Is Turkey’s Merkel deal still valid as the EU questions Schengen?

Is Turkey’s Merkel deal still valid as the EU questions Schengen?

Right before Paris was put on alert over yet another incident on the first anniversary of the Charlie Hebdo assault by al-Qaeda on Jan. 7, former French President Nicholas Sarkozy claimed that the Schengen visa agreement “was dead.” The agreement has brought visa-free travel to a number of European Union and non-EU European countries since the mid-1990s.

German Chancellor Angela Merkel had said only three days before on Jan. 4 that the Schengen system was in danger, after Sweden started to impose border checks at the Danish border and Denmark imposed border checks at the German border in the wake of the Syrian refugee influx to the EU. France (and Belgium) had already put restrictions on Schengen visas following the bomb attacks by the Islamic State of Iraq and the Levant (ISIL) in Paris on Nov. 13, 2015, which killed 130 people. Such terrorist attacks are obviously forcing EU governments to put national security priorities before EU principles, as their voters demand.

The photo of the body of little Alan Kurdi, who was swept onto Turkey’s Aegean coast on Sept. 2, 2015, was actually the key development in putting western Europe on alert over the Syrian refugee influx. The EU saw the main source of the influx as Turkey, which hosts some 2 million refugees as a result of the Syrian civil war since 2011 and which has a 910 kilometer-long border with Syria. 

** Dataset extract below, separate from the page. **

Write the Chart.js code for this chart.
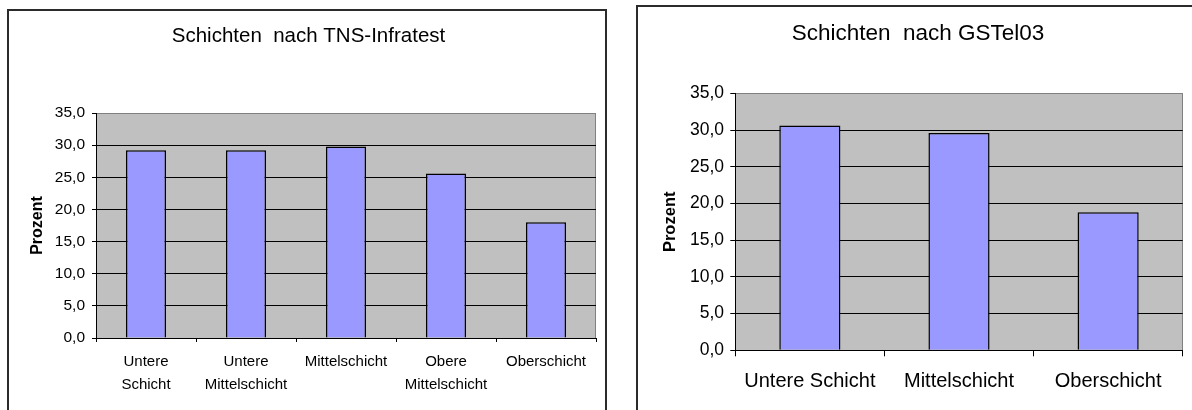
<!DOCTYPE html>
<html>
<head>
<meta charset="utf-8">
<script src="https://cdn.jsdelivr.net/npm/chart.js@4.4.1/dist/chart.umd.min.js"></script>
<style>
  html, body { margin: 0; padding: 0; background: #fff; width: 1192px; height: 410px; overflow: hidden; position: relative; }
  canvas { position: absolute; top: 0; }
  #tnsChart { left: 0; }
  #gstelChart { left: 620px; }
  .frame { position: absolute; border: 2px solid #2b2b2b; box-sizing: border-box; height: 440px; }
  #tnsFrame { left: 7px; top: 9px; width: 600px; }
  #gstelFrame { left: 636px; top: 5px; width: 620px; }
</style>
</head>
<body>
<canvas id="tnsChart" width="616" height="410"></canvas>
<canvas id="gstelChart" width="596" height="410"></canvas>
<div class="frame" id="tnsFrame"></div>
<div class="frame" id="gstelFrame"></div>
<script>
// Social strata according to TNS-Infratest
const tnsCategories = [['Untere', 'Schicht'], ['Untere', 'Mittelschicht'], 'Mittelschicht', ['Obere', 'Mittelschicht'], 'Oberschicht'];
const tnsValues = [29.2, 29.2, 29.8, 25.6, 18.0];

// Social strata according to GSTel03
const gstelCategories = ['Untere Schicht', 'Mittelschicht', 'Oberschicht'];
const gstelValues = [30.6, 29.6, 18.8];

// Shared value axis
const yTickValues = [0, 5, 10, 15, 20, 25, 30, 35];
const yTickLabels = ['0,0', '5,0', '10,0', '15,0', '20,0', '25,0', '30,0', '35,0'];

const tnsTitle = 'Schichten  nach TNS-Infratest';
const gstelTitle = 'Schichten  nach GSTel03';
const valueAxisTitle = 'Prozent';

const FONT = "'Liberation Sans', Arial, sans-serif";

// Grey plot background with a grey frame on the right side
const plotBackground = {
  id: 'plotBackground',
  beforeDraw(chart) {
    const { ctx, chartArea: a } = chart;
    ctx.save();
    ctx.fillStyle = '#c0c0c0';
    ctx.fillRect(a.left, a.top, a.right - a.left, a.bottom - a.top);
    ctx.strokeStyle = '#808080';
    ctx.lineWidth = 1;
    ctx.beginPath();
    ctx.moveTo(Math.round(a.right) - 0.5, a.top);
    ctx.lineTo(Math.round(a.right) - 0.5, a.bottom);
    ctx.stroke();
    ctx.restore();
  }
};

function makeBarChart(canvasId, s) {
  return new Chart(document.getElementById(canvasId), {
    type: 'bar',
    data: {
      labels: s.labels,
      datasets: [{
        data: s.values,
        backgroundColor: '#9999ff',
        borderColor: '#000000',
        borderWidth: 1.5,
        barPercentage: s.barPct,
        categoryPercentage: 1
      }]
    },
    plugins: [plotBackground],
    options: {
      responsive: false,
      animation: false,
      events: [],
      layout: { padding: { left: s.padLeft, right: s.padRight, top: 0, bottom: 0 } },
      plugins: {
        legend: { display: false },
        tooltip: { enabled: false },
        title: {
          display: true,
          text: s.title,
          color: '#000',
          font: { family: FONT, size: s.titleSize, weight: 'normal' },
          padding: { top: s.titlePadTop, bottom: s.titlePadBottom }
        }
      },
      scales: {
        x: {
          type: 'category',
          offset: true,
          afterFit(scale) { scale.height = s.xHeight; },
          grid: { offset: true, drawOnChartArea: false, drawTicks: true, tickLength: s.xTick, color: '#000' },
          border: { display: true, color: '#000', width: 1 },
          ticks: {
            color: '#000',
            autoSkip: false,
            maxRotation: 0,
            padding: s.xLabelPad,
            font: { family: FONT, size: s.xFontSize, lineHeight: s.xLineHeight }
          }
        },
        y: {
          min: 0,
          max: 35,
          afterFit(scale) { scale.width = s.yWidth; },
          afterBuildTicks(scale) { scale.ticks = yTickValues.map(v => ({ value: v })); },
          grid: {
            drawTicks: true,
            tickLength: s.yTick,
            tickColor: '#000',
            color: ctx => (ctx.tick && ctx.tick.value === 35 ? '#808080' : '#000000'),
            lineWidth: 1
          },
          border: { display: true, color: '#000', width: 1 },
          ticks: {
            color: '#000',
            padding: s.yLabelPad,
            font: { family: FONT, size: s.yFontSize },
            callback: (v, i) => yTickLabels[i]
          },
          title: {
            display: true,
            text: valueAxisTitle,
            color: '#000',
            font: { family: FONT, size: s.yTitleSize, weight: 'bold' },
            padding: { top: s.yTitlePad, bottom: 0 }
          }
        }
      }
    }
  });
}

makeBarChart('tnsChart', {
  labels: tnsCategories, values: tnsValues, title: tnsTitle, barPct: 0.4,
  padLeft: 21, padRight: 20,
  titleSize: 20.5, titlePadTop: 23.7, titlePadBottom: 64.7,
  xHeight: 72, xTick: 4, xLabelPad: 8.5, xFontSize: 15, xLineHeight: '23px',
  yWidth: 75, yTick: 4, yLabelPad: 7, yFontSize: 15.5,
  yTitleSize: 16, yTitlePad: 6.7
});

makeBarChart('gstelChart', {
  labels: gstelCategories, values: gstelValues, title: gstelTitle, barPct: 0.41,
  padLeft: 33.3, padRight: 33.3,
  titleSize: 22.5, titlePadTop: 19.8, titlePadBottom: 46.5,
  xHeight: 59.7, xTick: 6, xLabelPad: 13.4, xFontSize: 20, xLineHeight: 1.2,
  yWidth: 82, yTick: 5, yLabelPad: 6.3, yFontSize: 17.5,
  yTitleSize: 16.5, yTitlePad: 7.6
});
</script>
</body>
</html>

Following a series of diplomatic contacts with Turkey, Merkel arrived in Istanbul to talk to President Tayyip Erdoğan and Prime Minister Ahmet Davutoğlu to propose a plan to stop the refugees in Turkey by not letting them pile up on the EU’s borders, in return for sharing the financial burden. Turkey had its demands too. During the Merkel-Davutoğlu joint press conference, a four-point deal was revealed:

3 bilion euros of assistance from Brussels to Turkey to help burden-sharing, reactivating EU membership negotiations with Turkey by opening up six chapters as soon as possible, inviting Turkey to future EU summits, and granting visa-free travel for Turkish citizens within Schengen countries as soon as Ankara fulfils the necessary technical requirements.

Both Erdoğan and Davutoğlu announced the good news that the EU would soon lift visas for Turkish citizens during campaigning for the Nov. 1, 2015 election, which the ruling Justice and Development Party (AK Parti) won. 

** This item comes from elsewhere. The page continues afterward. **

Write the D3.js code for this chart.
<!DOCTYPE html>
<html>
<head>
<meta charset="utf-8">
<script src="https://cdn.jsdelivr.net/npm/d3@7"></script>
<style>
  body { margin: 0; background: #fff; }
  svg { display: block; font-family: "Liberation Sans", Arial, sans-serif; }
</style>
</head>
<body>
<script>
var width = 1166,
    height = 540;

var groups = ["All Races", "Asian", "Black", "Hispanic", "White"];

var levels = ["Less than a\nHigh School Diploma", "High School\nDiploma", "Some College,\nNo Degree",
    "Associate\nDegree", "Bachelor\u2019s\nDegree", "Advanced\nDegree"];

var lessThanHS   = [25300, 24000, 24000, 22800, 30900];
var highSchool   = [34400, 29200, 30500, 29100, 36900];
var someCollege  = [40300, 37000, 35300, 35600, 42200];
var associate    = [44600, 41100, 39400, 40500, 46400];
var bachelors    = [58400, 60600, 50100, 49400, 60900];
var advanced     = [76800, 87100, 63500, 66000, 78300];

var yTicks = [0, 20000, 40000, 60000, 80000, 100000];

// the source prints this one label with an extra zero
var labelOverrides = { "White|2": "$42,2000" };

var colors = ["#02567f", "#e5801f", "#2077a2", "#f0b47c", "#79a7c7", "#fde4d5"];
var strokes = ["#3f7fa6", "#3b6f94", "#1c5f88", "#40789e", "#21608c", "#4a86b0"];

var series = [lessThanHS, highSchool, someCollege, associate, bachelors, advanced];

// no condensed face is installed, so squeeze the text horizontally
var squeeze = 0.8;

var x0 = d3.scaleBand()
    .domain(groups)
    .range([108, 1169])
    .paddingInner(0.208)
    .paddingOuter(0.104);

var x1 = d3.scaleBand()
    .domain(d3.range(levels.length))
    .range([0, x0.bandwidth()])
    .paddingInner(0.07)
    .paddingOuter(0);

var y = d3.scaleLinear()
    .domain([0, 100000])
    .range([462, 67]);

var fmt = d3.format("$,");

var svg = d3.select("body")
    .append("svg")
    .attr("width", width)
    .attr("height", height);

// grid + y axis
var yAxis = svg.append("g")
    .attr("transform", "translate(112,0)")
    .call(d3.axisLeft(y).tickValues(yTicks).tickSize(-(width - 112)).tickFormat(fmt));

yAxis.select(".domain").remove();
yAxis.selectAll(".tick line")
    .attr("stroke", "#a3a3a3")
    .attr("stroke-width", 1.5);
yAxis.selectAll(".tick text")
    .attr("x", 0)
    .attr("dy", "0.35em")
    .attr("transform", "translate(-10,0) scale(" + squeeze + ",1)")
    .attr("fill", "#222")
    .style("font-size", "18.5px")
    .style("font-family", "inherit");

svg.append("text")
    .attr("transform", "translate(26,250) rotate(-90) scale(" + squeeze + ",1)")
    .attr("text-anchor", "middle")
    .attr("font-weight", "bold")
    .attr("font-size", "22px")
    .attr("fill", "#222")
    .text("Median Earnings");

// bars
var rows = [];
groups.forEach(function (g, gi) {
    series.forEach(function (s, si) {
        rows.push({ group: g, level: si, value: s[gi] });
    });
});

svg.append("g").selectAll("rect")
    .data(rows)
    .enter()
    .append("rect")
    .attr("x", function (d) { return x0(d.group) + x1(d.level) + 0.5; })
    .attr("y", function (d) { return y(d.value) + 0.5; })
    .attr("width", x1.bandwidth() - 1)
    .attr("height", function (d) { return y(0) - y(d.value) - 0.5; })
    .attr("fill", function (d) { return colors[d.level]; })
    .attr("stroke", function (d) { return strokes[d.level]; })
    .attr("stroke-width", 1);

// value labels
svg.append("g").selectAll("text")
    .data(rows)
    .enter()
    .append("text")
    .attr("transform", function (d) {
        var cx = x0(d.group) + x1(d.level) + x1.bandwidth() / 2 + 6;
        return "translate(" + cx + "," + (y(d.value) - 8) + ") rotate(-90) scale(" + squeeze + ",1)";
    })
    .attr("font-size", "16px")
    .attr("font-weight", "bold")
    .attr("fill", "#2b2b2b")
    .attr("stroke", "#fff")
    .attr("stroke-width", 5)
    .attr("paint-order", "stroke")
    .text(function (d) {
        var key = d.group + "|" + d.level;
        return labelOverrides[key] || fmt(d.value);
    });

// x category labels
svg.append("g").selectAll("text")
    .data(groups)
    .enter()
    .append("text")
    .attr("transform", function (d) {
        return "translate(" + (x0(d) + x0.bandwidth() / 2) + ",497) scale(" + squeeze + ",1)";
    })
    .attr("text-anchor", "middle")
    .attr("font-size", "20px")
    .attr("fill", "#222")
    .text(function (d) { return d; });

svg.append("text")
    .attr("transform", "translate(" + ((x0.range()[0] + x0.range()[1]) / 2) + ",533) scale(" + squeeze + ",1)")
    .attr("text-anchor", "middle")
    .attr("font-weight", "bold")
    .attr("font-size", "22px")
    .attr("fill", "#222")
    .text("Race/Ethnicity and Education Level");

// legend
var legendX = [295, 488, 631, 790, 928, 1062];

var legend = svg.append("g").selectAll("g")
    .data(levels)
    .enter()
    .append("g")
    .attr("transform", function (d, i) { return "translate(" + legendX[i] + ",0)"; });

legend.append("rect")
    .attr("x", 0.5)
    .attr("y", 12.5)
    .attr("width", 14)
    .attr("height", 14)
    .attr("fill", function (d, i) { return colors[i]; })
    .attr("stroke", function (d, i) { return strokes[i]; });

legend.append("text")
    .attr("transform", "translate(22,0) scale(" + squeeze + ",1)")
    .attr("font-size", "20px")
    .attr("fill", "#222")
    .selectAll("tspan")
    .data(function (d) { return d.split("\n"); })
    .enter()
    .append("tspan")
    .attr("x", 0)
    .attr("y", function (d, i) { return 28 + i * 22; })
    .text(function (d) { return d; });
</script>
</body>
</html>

The current situation for Turkish citizens traveling to Europe is actually worse than before, as many can only get one-time visas for the Schengen country to which they want to travel; they are not valid in other ones.

This might have been considered a temporary security measure until promises were delivered and Turkish citizens could have started traveling to all Schengen states without visas, if not for the recent remarks. 

Those remarks were not only said by Sarkozy and Merkel. Yesterday, on Jan. 7, EU Vice President Frans Timmermans said Brussels was not satisfied with Turkish measures to stop the migration flow, and hours later Turkish EU Affairs Minister Volkan Bozkır urged the EU to “keep its promises to Turkey.” If the Schengen deal really is dying, then it would be too optimistic for the EU to expect Turkey to fulfill the Merkel deal and Turkish citizens to expect visa-free travel in Europe.